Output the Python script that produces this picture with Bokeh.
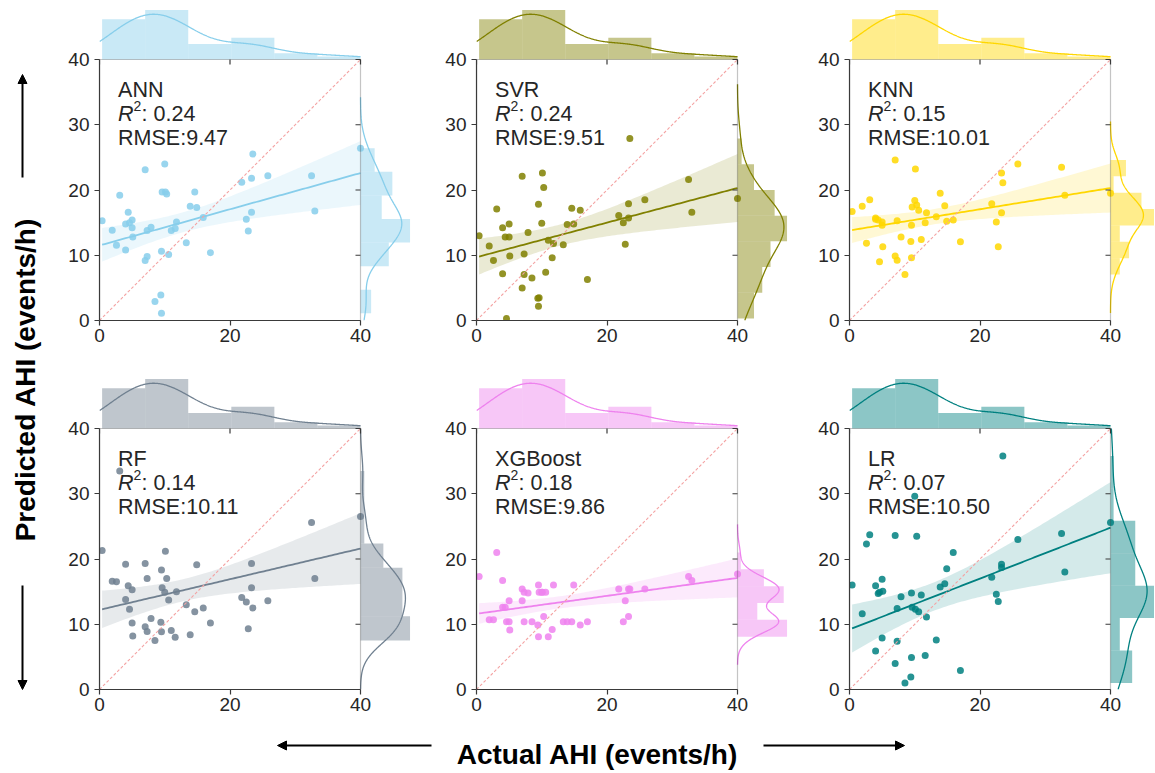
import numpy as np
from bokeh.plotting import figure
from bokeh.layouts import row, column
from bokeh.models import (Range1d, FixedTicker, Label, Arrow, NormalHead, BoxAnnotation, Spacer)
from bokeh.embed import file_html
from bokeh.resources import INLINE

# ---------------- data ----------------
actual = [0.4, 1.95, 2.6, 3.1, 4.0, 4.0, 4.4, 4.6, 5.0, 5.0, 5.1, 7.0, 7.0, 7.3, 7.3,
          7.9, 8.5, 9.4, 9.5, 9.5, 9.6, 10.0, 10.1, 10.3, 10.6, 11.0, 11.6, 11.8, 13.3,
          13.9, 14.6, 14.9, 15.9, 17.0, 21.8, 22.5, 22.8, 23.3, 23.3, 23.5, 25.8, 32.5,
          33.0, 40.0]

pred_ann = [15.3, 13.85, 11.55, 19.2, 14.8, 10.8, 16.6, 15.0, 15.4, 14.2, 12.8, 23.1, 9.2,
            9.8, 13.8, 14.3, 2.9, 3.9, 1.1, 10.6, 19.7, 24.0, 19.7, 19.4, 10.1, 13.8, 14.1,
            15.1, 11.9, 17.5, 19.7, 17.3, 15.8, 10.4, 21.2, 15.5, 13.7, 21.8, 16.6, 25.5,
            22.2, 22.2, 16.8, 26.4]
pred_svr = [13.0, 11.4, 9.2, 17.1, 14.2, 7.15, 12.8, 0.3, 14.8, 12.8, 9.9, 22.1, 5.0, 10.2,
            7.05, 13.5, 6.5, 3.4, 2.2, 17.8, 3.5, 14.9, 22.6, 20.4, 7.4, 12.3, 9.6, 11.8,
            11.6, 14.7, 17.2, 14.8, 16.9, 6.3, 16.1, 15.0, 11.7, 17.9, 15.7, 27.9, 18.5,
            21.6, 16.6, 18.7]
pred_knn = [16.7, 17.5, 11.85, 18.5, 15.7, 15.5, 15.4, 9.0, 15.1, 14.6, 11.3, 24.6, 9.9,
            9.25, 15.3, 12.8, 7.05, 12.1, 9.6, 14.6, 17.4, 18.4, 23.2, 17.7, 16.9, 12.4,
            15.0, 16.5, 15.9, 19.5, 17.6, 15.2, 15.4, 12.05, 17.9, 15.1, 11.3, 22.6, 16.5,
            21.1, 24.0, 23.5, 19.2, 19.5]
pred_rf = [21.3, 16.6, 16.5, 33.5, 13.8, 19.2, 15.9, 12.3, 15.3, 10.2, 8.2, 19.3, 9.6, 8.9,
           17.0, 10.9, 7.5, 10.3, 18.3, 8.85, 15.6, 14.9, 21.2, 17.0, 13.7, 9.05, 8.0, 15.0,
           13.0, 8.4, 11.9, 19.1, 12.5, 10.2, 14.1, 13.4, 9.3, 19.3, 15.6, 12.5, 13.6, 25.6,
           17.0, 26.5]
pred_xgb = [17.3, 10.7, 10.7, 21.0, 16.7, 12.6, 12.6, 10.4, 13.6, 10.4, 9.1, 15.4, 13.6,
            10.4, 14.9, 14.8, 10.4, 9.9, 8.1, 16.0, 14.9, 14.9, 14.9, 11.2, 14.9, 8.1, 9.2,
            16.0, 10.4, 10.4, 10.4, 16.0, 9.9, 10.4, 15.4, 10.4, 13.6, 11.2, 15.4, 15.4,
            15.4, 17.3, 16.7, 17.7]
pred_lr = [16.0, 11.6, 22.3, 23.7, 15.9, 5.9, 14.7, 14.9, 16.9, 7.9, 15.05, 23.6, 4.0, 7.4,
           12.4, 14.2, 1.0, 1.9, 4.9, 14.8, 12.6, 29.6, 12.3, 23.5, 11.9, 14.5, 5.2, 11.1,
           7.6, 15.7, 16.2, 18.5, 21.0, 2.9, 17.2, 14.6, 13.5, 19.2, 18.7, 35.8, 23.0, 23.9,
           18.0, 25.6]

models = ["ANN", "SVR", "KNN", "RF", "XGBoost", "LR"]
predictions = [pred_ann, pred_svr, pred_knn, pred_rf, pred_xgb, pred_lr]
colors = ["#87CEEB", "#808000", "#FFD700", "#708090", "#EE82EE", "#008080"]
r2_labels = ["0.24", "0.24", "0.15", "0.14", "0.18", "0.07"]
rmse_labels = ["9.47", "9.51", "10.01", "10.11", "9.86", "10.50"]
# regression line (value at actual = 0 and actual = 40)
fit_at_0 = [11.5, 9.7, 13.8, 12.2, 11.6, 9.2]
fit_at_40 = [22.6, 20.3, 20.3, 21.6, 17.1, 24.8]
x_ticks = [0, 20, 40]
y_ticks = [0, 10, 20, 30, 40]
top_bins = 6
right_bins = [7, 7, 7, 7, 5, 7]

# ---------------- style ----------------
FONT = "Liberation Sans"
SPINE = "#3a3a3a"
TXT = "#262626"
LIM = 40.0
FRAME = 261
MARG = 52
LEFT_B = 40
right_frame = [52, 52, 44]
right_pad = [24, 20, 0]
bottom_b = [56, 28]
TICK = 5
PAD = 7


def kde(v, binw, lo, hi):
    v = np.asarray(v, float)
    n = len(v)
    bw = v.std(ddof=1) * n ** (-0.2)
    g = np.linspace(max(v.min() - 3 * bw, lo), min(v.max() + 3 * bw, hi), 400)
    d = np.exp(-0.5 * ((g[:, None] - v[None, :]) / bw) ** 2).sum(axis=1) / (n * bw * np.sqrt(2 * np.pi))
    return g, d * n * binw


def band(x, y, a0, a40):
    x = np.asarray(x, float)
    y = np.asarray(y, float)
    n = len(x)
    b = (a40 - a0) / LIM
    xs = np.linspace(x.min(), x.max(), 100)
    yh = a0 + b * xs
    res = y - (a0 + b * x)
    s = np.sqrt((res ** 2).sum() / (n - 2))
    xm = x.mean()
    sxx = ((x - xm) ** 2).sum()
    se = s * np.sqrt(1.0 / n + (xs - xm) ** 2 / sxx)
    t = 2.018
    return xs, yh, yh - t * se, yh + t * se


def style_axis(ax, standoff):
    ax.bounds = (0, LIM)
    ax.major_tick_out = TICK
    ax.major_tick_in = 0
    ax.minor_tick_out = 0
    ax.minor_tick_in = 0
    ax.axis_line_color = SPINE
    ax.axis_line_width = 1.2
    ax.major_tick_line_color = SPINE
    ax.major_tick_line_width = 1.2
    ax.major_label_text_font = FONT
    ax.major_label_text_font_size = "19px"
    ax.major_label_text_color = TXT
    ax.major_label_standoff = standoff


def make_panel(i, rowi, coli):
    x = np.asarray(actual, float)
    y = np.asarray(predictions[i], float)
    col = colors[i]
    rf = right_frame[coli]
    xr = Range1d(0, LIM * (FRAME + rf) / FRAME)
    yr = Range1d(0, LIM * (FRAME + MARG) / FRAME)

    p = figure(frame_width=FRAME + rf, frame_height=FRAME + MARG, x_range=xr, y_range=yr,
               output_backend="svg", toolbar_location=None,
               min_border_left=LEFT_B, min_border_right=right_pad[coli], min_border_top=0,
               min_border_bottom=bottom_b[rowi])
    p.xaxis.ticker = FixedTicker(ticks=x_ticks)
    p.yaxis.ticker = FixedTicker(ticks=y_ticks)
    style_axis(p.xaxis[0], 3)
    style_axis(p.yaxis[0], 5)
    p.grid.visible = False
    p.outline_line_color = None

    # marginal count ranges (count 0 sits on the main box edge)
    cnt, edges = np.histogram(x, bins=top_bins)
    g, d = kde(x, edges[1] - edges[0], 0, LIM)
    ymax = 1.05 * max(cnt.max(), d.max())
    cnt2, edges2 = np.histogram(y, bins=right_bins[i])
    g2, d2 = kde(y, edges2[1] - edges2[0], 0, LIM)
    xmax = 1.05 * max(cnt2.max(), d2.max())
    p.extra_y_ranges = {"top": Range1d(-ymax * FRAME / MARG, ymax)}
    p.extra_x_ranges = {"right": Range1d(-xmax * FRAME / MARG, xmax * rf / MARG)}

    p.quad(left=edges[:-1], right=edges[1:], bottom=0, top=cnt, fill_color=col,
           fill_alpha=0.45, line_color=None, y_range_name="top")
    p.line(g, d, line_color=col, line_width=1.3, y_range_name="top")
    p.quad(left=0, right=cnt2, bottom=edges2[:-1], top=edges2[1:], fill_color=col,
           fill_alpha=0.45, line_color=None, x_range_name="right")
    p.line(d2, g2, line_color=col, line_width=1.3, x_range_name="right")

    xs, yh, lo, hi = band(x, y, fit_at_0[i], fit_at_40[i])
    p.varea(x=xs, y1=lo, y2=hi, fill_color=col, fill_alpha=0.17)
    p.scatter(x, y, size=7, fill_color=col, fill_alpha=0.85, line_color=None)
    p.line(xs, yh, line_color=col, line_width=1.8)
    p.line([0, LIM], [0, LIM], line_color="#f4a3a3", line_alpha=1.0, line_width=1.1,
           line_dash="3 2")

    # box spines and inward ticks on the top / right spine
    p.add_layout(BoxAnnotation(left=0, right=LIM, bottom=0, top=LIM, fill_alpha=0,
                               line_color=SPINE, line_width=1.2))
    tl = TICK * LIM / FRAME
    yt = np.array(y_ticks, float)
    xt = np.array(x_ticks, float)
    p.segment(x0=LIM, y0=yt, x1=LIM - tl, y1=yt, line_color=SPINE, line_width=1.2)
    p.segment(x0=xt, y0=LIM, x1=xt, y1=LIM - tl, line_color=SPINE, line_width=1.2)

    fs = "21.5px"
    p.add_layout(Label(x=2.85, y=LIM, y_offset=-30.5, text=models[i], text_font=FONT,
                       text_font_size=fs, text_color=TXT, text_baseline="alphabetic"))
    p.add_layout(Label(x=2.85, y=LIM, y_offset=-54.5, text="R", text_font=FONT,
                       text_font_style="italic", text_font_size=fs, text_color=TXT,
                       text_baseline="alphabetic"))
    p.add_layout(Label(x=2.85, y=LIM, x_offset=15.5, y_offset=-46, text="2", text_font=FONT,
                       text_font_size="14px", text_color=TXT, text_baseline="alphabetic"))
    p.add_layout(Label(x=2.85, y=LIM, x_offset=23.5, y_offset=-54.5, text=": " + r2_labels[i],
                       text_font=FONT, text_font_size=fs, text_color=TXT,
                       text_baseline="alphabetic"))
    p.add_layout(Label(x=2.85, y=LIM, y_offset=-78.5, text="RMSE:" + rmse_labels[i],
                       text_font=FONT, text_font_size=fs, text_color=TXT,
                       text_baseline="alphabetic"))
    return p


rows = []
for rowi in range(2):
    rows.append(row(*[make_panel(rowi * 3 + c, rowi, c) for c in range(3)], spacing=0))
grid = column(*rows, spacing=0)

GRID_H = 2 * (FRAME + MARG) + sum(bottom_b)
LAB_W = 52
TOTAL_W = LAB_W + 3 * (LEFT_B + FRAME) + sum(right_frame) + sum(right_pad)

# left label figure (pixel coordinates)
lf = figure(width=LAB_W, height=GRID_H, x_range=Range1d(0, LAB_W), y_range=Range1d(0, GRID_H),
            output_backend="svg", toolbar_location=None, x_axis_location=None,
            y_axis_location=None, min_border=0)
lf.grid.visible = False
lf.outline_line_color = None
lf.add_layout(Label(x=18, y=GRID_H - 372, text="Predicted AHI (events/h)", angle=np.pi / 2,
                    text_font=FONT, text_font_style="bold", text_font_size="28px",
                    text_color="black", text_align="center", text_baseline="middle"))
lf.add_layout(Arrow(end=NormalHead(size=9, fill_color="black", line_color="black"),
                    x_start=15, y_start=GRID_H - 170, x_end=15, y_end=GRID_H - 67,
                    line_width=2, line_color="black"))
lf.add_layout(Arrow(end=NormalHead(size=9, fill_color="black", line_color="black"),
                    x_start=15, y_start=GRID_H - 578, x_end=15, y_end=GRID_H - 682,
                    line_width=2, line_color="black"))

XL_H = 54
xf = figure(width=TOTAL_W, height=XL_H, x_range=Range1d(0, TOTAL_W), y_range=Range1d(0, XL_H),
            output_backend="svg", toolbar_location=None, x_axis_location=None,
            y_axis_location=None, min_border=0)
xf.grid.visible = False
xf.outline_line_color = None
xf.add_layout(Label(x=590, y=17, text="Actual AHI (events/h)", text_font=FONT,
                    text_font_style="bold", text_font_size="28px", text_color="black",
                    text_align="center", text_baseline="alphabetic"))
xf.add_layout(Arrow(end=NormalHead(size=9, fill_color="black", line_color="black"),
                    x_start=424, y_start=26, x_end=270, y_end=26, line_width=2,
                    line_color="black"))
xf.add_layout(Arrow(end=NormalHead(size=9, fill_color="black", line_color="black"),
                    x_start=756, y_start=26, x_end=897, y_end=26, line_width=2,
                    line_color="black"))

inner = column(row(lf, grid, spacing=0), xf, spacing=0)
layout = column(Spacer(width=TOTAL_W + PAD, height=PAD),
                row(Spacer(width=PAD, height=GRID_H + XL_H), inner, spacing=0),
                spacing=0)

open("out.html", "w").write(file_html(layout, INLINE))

----------------

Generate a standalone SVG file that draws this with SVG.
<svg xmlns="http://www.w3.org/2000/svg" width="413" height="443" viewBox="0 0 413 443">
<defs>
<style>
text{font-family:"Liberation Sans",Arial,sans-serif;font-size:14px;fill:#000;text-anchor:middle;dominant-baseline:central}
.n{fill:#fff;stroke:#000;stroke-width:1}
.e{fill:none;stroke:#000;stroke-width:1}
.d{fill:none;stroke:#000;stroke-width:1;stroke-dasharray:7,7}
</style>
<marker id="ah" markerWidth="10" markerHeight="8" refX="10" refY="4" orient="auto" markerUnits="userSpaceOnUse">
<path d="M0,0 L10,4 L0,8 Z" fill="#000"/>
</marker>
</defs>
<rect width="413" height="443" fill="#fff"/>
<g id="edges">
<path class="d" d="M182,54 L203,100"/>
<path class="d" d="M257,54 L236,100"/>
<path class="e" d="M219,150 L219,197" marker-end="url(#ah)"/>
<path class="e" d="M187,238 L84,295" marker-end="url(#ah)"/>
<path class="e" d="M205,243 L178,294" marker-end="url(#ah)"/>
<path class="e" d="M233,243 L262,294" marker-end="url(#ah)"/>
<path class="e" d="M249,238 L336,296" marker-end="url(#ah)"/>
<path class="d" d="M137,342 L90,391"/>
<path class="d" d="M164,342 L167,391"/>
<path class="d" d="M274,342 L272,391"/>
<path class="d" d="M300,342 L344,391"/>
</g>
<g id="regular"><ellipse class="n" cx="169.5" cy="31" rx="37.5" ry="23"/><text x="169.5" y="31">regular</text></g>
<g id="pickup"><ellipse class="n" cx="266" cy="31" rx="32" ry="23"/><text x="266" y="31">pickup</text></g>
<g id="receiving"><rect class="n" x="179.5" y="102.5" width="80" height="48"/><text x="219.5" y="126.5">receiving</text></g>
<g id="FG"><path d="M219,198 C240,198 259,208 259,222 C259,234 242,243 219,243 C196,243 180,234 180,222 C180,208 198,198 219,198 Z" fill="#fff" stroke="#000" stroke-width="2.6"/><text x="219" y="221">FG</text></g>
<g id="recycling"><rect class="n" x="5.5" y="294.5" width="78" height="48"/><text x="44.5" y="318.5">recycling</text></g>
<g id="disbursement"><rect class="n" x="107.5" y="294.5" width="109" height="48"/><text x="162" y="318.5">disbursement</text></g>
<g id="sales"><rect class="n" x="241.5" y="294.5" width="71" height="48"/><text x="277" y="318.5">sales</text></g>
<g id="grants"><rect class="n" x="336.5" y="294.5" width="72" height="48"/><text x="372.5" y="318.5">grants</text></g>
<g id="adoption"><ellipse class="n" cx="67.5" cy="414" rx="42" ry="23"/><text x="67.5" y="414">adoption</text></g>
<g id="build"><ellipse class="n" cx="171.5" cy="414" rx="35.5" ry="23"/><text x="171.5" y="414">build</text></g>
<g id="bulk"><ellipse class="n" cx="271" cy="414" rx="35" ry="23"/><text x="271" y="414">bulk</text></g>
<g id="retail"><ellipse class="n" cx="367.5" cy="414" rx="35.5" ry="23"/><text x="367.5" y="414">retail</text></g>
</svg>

----------------

GIVEN INSTRUCTION: Set down, without pictures, the lines between the line holding "Output the Python" and the line holding "from bokeh.resources import INLINE", both inclusive.

EXERCISE OUTPUT:
Output the Python script that produces this picture with Bokeh.
import numpy as np
from bokeh.plotting import figure
from bokeh.layouts import row, column
from bokeh.models import (Range1d, FixedTicker, Label, Arrow, NormalHead, BoxAnnotation, Spacer)
from bokeh.embed import file_html
from bokeh.resources import INLINE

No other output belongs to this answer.